Under the Radar: Apple at NAB

After four days at NAB I've noticed that even though Apple wasn't at the event, they certainly had a profound impact on the people that were there. I'm not talking about the Macs that were visible at so many of the booths; I'm talking about all of the iPhones and Apple laptops attendees had.

I noticed almost immediately after arriving at the expo on Monday that there was a surprisingly high concentration of iPhones in the crowds. So many, in fact, that it felt almost like I was back at Macworld Expo again. Sure, there were tons of Blackberrys, but the number iPhones was just crazy.
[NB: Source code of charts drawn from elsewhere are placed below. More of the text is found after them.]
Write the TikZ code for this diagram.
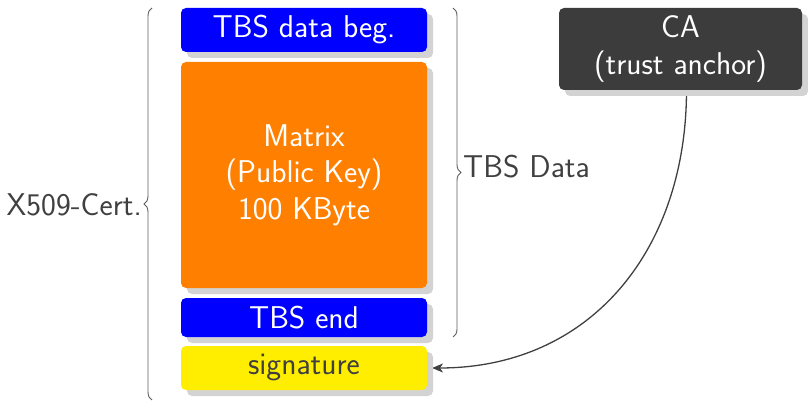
\documentclass[tikz,border=0pt]{standalone}
\usetikzlibrary{shadows,decorations.pathreplacing,arrows.meta}
\definecolor{txtgray}{HTML}{404040}
\definecolor{cadark}{HTML}{3C3C3C}
\definecolor{sigyellow}{HTML}{FFEE00}
\definecolor{shadowgray}{HTML}{D3D3D3}
\begin{document}
\begin{tikzpicture}[x=1pt,y=1pt,
  font=\sffamily\fontsize{31.5}{36.5}\selectfont,
  blk/.style={rectangle, rounded corners=5pt, inner sep=0pt, align=center,
    minimum width=246pt, text=white,
    drop shadow={shadow xshift=6pt, shadow yshift=-6pt, fill=shadowgray, opacity=1}},
  lbl/.style={text=txtgray, inner sep=0pt},
  brc/.style={draw=txtgray!85, line width=0.9pt, decorate, decoration={brace, amplitude=8pt}}
]
\useasboundingbox (0,0) rectangle (808,-403);
\coordinate (castart) at (686.5,-90);
\coordinate (sigend) at (432,-368);
\draw[txtgray, line width=1.3pt, -{Stealth[length=11pt,width=9pt,inset=3pt]}] (castart) to[out=-90,in=0,looseness=1.08] (sigend);

\node[blk, fill=blue, minimum height=44pt] (beg) at (304,-30) {TBS data beg.};
\node[blk, fill=orange, minimum height=226pt] (mat) at (304,-175) {Matrix\\(Public Key)\\100 KByte};
\node[blk, fill=blue, minimum height=39pt] (end) at (304,-317.5) {TBS end};
\node[blk, fill=sigyellow, minimum height=44pt, text=txtgray] (sig) at (304,-368) {signature};
\node[blk, fill=cadark, minimum height=82pt, minimum width=243pt] (ca) at (680.5,-49) {CA\\(trust anchor)};

\coordinate (lb1) at (152,-400);
\coordinate (lb2) at (152,-8);
\draw[brc] (lb1) -- (lb2);
\node[lbl, anchor=east] (cert) at (142,-205) {X509-Cert.};

\coordinate (rb1) at (453,-8);
\coordinate (rb2) at (453,-337);
\draw[brc] (rb1) -- (rb2);
\node[lbl, anchor=west] (tbs) at (463,-167) {TBS Data};
\end{tikzpicture}
\end{document}
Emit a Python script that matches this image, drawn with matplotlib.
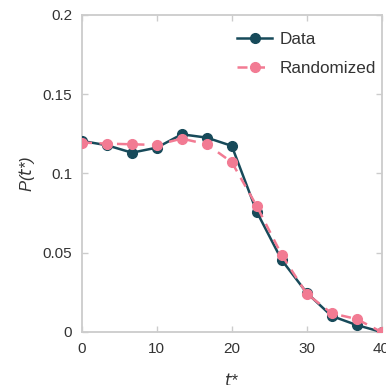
import matplotlib
matplotlib.use('Agg')
import matplotlib.pyplot as plt

# valeurs
t_star = [0, 3.33, 6.67, 10, 13.33, 16.67, 20, 23.33, 26.67, 30, 33.33, 36.67, 40]
p_data = [0.1205, 0.1178, 0.1131, 0.1163, 0.1247, 0.1226, 0.1174,
          0.0759, 0.0454, 0.0248, 0.0101, 0.0044, 0.0]
p_random = [0.1195, 0.1188, 0.1184, 0.1180, 0.1220, 0.1184, 0.1071,
            0.0795, 0.0486, 0.0242, 0.0118, 0.0082, 0.0]

x_ticks = [0, 10, 20, 30, 40]
y_ticks = [0, 0.05, 0.1, 0.15, 0.2]
y_labels = ['0', '0.05', '0.1', '0.15', '0.2']

plt.rcParams['font.family'] = ['Liberation Sans', 'DejaVu Sans']

fig = plt.figure(figsize=(3.86, 3.85), dpi=100)
ax = fig.add_axes([0.2124, 0.1377, 0.776, 0.8235])

dark = '#174a5a'
pink = '#f27b93'

ax.plot(t_star, p_data, '-o', color=dark, lw=1.8, ms=7, label='Data', zorder=3)
ax.plot(t_star, p_random, '--o', color=pink, lw=1.8, ms=7, dashes=(4, 3),
        label='Randomized', zorder=4)

ax.set_xlim(0, 40)
ax.set_ylim(0, 0.2)
ax.set_xticks(x_ticks)
ax.set_yticks(y_ticks)
ax.set_yticklabels(y_labels)

for s in ax.spines.values():
    s.set_color('#cccccc')
    s.set_linewidth(1.3)

ax.tick_params(direction='in', length=4, width=1, color='#cccccc',
               labelsize=11, labelcolor='#333333', top=True, right=True, pad=7)

ax.set_xlabel('$t$*', fontsize=12, color='#333333', style='italic', labelpad=12)
ax.set_ylabel('P($t$*)', fontsize=12, color='#333333', style='italic', labelpad=4)

leg = ax.legend(loc='upper right', bbox_to_anchor=(1, 0.962), frameon=False,
                fontsize=12.3, handlelength=2.05, handletextpad=0.45,
                labelspacing=0.8, borderaxespad=0.1, borderpad=0.2)
for t in leg.get_texts():
    t.set_color('#333333')

fig.savefig('out.png', dpi=100)
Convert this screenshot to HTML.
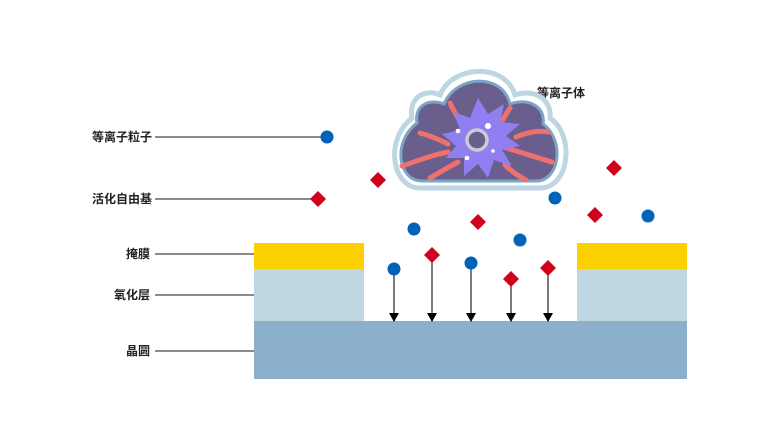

Since so many people come to NAB from outside the United States it stands to reason that many of the iPhones came from other countries, too. Turns out I was right, and I even got to play with an iPhone from Italy. It was unlocked and jailbroken since the iPhone isn't officially available in Italy yet. Yes, it was cool to play with, and seeing a VoIP app in action on the smartphone was just great.


The media center at NAB had a surprisingly high concentration of Macs as well. While the usual collection of MacBooks, MacBook Pros, and MacBook Airs were scattered throughout the room, there were also quite a few iBook G4s. The pre-Intel Macs were chugging right along and serving their users admirably.

On a side note, I noticed that the Macs tended to be clean, while the PC laptops tended to be grungy and dirty. Considering the small cross section of the human species I was watching, I don't feel comfortable saying that Mac users are clean and PC users need to take a bath. Feel free to use that information as you please.

The expo itself didn't have a consistent hustle and bustle feel Wednesday afternoon. I'll attribute that to the fact that some attendees were heading home and couldn't stay any longer. Some booths were completely dead, while others seemed packed and overflowing.

There were, however, still plenty of great things to see. Bug.tv made quite an impression on me, and the Blackmagic Video Recorders from Blackmagic Design looked pretty cool, too.


Get this: the Blackmagic Video Recorders connect to your Mac via USB, then suck the video from pretty much any device you connect to them, convert the content for your iPod, iPhone, Apple TV, or Mac, and it all happens with a couple of mouse clicks.

NAB isn't a Mac or Apple-centric show, but you could still feel the Cupertino presence. There was a kind of Apple vibe both on and off the floor, and that tells me Apple's mainstream status has moved beyond the iPod to include the Mac and iPhone, too.